Making Roots

Making Roots coverMaking Roots: A Nation Captivated, was published in August 2016 by University of California Press.  This is the first book length study of Roots.

Roots, published by Doubleday in the fall of 1976 and broadcast by ABC in the winter of 1977, was read by millions and watched by millions more, but today, Roots is neither acclaimed by critics nor much studied by academics. Roots fell out of favor in part because Haley’s story started to unravel as soon as it was in print. Haley fabricated parts of his story, paid over half a million dollars to settle a plagiarism suit brought by Harold Courlander, and relied heavily on an editor, Murray Fisher, to finish Roots. Other people were upset with how ABC, Doubleday, Haley, and associated parties seemed to be wringing money from the history of slavery. This explicit commercialization allowed Roots to reach millions of people, but it has made it difficult to see the book or the television series as a serious contribution to our nation’s understanding of the history of slavery.

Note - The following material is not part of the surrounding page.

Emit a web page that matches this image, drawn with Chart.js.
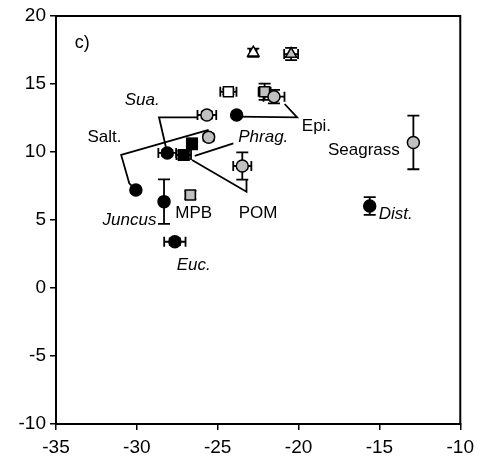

Still, Roots encouraged more people to engage seriously with the history slavery than anything before or since. Popular and academic reviewers who dismissed the book and television series as too middlebrow or criticized its historical accuracy largely missed the point. Roots asked viewers, across racial lines and national borders, to see slavery as a story about black people and black families and to identify with the sorrow, pain, and joy of enslaved people in ways that were unusual in commercial literature and unprecedented in broadcast television. Roots remains the most popular television miniseries of all time and its success will likely never be duplicated in the contemporary media environment. Producer David Wolper, joked that with so many channels now, “You couldn’t get a 71 share if you had the returning of the Lord.”

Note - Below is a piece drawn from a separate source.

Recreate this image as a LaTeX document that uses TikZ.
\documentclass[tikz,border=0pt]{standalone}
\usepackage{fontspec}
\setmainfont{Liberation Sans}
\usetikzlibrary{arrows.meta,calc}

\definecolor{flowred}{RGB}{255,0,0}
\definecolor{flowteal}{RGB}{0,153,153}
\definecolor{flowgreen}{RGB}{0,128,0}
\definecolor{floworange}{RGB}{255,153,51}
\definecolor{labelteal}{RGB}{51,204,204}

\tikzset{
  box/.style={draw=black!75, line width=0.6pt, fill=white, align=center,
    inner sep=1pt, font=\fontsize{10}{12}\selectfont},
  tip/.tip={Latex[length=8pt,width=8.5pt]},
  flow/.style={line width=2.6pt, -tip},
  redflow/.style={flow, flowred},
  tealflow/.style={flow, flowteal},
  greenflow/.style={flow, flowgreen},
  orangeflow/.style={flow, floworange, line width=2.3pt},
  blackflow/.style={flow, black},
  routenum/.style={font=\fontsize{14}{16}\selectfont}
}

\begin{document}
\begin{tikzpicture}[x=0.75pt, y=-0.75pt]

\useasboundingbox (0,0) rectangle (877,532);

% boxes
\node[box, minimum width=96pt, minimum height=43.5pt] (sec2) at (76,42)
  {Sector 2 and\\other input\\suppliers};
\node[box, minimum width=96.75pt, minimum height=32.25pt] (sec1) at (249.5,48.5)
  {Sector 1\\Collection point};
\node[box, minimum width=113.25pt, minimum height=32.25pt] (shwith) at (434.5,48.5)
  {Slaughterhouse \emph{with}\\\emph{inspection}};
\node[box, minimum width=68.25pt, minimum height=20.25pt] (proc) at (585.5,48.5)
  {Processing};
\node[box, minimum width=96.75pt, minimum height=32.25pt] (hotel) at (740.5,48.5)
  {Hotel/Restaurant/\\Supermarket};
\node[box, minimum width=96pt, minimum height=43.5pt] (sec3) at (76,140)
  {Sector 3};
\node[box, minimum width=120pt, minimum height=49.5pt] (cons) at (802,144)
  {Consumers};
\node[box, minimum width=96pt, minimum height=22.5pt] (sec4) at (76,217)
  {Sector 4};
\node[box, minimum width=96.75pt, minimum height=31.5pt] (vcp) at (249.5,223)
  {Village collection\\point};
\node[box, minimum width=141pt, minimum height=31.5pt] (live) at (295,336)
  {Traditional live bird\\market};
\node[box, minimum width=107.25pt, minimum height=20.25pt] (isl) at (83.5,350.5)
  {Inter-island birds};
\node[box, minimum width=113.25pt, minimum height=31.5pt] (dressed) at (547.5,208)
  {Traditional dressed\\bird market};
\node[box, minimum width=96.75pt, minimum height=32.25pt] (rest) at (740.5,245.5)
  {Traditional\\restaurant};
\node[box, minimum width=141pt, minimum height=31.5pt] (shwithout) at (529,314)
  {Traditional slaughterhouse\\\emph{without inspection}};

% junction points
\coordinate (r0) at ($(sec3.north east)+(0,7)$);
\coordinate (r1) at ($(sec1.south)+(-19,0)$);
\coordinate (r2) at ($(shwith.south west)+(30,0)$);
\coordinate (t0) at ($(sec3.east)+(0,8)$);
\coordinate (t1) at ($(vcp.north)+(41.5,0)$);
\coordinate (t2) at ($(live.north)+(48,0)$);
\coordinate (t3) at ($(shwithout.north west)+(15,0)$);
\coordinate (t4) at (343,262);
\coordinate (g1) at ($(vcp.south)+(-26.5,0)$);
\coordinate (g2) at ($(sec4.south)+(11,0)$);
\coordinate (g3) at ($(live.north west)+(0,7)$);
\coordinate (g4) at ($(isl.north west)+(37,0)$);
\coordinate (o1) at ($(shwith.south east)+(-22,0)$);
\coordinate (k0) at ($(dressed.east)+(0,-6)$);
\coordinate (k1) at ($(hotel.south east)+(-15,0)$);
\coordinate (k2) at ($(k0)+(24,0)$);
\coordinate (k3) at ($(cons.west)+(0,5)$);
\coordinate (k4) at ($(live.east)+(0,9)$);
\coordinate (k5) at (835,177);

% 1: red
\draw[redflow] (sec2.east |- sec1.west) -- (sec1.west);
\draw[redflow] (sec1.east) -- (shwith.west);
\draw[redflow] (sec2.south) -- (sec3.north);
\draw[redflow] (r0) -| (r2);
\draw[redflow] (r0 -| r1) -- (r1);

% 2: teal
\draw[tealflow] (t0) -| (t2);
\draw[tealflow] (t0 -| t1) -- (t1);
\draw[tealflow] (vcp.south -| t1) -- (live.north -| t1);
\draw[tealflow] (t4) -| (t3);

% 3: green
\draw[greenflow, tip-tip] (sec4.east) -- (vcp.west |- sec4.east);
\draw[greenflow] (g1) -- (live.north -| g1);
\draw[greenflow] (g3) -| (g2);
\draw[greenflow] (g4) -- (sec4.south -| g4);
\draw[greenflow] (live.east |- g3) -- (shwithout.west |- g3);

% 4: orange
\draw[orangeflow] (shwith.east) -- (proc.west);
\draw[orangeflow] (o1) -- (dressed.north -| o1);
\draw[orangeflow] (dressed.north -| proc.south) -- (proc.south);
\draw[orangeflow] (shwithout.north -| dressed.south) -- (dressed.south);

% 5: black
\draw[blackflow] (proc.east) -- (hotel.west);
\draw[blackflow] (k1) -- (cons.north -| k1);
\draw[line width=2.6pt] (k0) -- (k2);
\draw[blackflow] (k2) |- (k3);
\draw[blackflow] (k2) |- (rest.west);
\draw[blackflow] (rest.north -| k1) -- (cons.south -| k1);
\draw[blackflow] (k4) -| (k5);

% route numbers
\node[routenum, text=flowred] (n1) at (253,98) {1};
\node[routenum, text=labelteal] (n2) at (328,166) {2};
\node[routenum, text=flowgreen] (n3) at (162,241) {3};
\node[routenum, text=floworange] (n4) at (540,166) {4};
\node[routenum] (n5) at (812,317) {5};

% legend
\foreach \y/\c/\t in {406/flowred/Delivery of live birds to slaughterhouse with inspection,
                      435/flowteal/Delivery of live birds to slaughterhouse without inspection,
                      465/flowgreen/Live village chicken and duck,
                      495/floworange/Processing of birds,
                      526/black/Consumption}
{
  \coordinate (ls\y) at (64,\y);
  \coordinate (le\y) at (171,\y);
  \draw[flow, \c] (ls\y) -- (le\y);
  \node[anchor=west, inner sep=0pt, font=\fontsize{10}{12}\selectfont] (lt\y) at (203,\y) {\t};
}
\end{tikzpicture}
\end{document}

Roots began as a book called Before This Anger, which Alex Haley pitched to his agent in 1963. Haley signed a contract the following year to write the book for Doubleday, while he was also finishing work on The Autobiography of Malcolm X. Haley originally planned for Before This Anger to focus on his hometown of Henning, Tennessee in the 1920s and 30s, and to use this nostalgic vision of rural Southern black life as a contrast to the urban unrest and racial tensions of the 1960s. Haley’s vision for the book expanded after family elders told him about someone they called “the Mandingo,” who passed down stories of having been captured in Africa and sold into slavery. This initial family story sent Haley on a research quest motivated both by personal and financial concerns. On a personal level, Haley felt a natural human desire to understand his family’s history. For Haley, like other descendants of enslaved people, this desire for genealogical knowledge was thwarted by the fact that his ancestors had been forcibly uprooted from Africa and treated as property for generations in America. The Middle Passage, where enslaved people were transported from Africa to the New World, both claimed lives and ruptured histories. When Haley eventually identified Kunta Kinte, from the Gambian village of Juffure, as his family’s “original African,” he felt like he had reclaimed something that had been stolen from him.

Haley also understood that searching for and finding Kunta Kinte made for an amazing and lucrative story. Money problems followed Haley for the twelve years he worked on Roots and Haley supported himself during these years by lecturing across the country. Haley was a dynamic speaker and on the lecture circuit he turned his search for his family’s history into a detective story. He described travelling across continents and racing from archive to archive in search of clues. In Haley’s detective story all of the pieces remarkably fell into place so that the stories he heard from his family elders matched up perfectly with legal deeds, shipping records, and Gambian oral histories. Much of what Haley told audiences was true; other parts were exaggerated, embellished, or fabricated. More importantly, Haley’s story of his search for roots captivated audiences. As Haley crisscrossed the country in the late-1960s and early-1970s, he told the story of his search for roots to hundreds of thousands of people, earning five hundred to one-thousand dollars per appearance.

Haley was constantly selling Roots. His busy speaking schedule made it difficult for him to finish his epic book, but the lectures amounted to one of the longest advance promotion tours in the history of publishing or broadcasting. Haley used his storytelling skills, honed in front of lecture audiences, to successfully pitch Roots to Reader’s Digest, which published a condensation of the book in 1974, to producers David Wolper and Stan Margulies, as well as ABC television executive Brandon Stoddard. Whether Haley was speaking to college students, church groups, or television professionals, he understood that audiences responded to Roots, first and foremost, as a good story. Telling and retelling his story taught Haley to focus less on the boundaries between fact and fiction, or between history and literature, and more on making a connection with his audience.

Alex Haley never published another book after Roots. Haley loved talking to people, but found himself overwhelmed by the praise, criticism, and legal troubles Roots generated. “He made history talk,” Jesse Jackson said of Alex Haley at the author’s funeral in 1992. “He lit up the long night of slavery. He gave our grandparents personhood. He gave Roots to the rootless.” In this light, pointing out the flaws in Haley’s family history fells like telling your grandmother she is lying. Fortunately, Haley’s fabrications are only a small part of a much larger, more interesting, and more complicated story of the making of Roots. This book tells that story.